By Tim Sargent and Barbara Egan
April 1, 2025
Executive Summary
Government spending in Canada has grown rapidly since 2015 – by 58.3 per cent between 2015–16 and 2023–24 – with federal spending increasing the most.
Where has all this money gone? The biggest dollar increases have been in social programs, such as Old Age Security, the Canada Pension Plan, Employment Insurance, and provincial social assistance; the second-biggest dollar increase has been in health care. The biggest percentage increase in spending has been in environmental protection, where spending is now more than double what it was in 2015–16.
Documenting where the extra money has gone is one thing: knowing whether it was well spent is another. For this paper, we reviewed three sectors for which we have data on both spending and outcomes: education, health care, and public safety. We also looked at aspects that governments can influence. For instance, while life expectancy is one way to measure health care outcomes, there are many influencing factors that affect lifespans that governments can’t control.
Unfortunately, it seems that Canadian taxpayers aren’t getting enough bang for their bucks:
• Health care spending grew significantly with no corresponding reduction in wait times for surgeries – indeed, wait times actually increased while the number of surgeries per person over age 60 declined.
• Despite spending more in real terms on education, secondary student performance on international tests of reading, mathematics, and science has deteriorated markedly since 2015.

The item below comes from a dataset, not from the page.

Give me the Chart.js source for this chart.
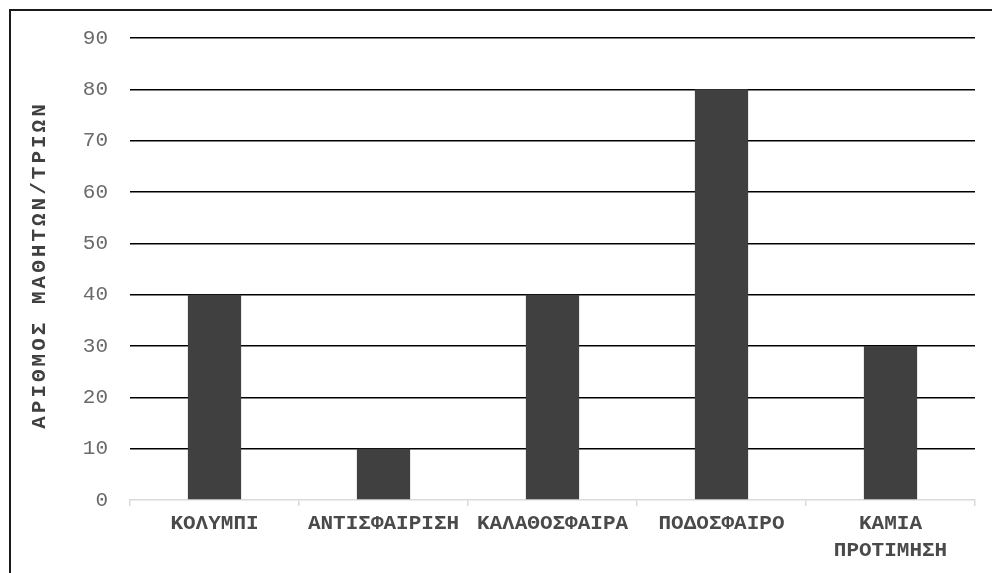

• Both violent and non-violent crime has soared in Canada since 2015. However, many factors influence crime rates, including some beyond the control of governments. So, we examined the output of the court system (numbers of decisions and guilty verdicts), and the performance of the prison system (by measuring incarceration rates). We found significant declines across the board, despite an increase in real resources for the sector.
Overall, despite soaring government spending since 2015, government appears to be producing less – at least in the areas of education, health care, and public safety. Of course, these sectors are not all, or even most, of what government does in Canada. However, they are important, and if performance in these sectors is poor, how badly are governments performing in other harder-to-measure areas?
Some argue that the answer to poor performance is to spend even more public money. However, without significant structural changes in these sectors, the poor outcomes are unlikely to change.
Furthermore, with government already absorbing more than 40 per cent of our economic output, and with pressure from the United States to spend more on defence and border security, Canadian governments simply can’t afford to spend more on health, education, and public safety. Indeed, Canada’s poor productivity performance indicates that we should be cutting the size of government to free up resources for the private sector.
There is an urgent need to reform the way Canadian governments deliver their services: the alternative is a high-tax society with low-quality public services, something that Canadians are unlikely to tolerate indefinitely.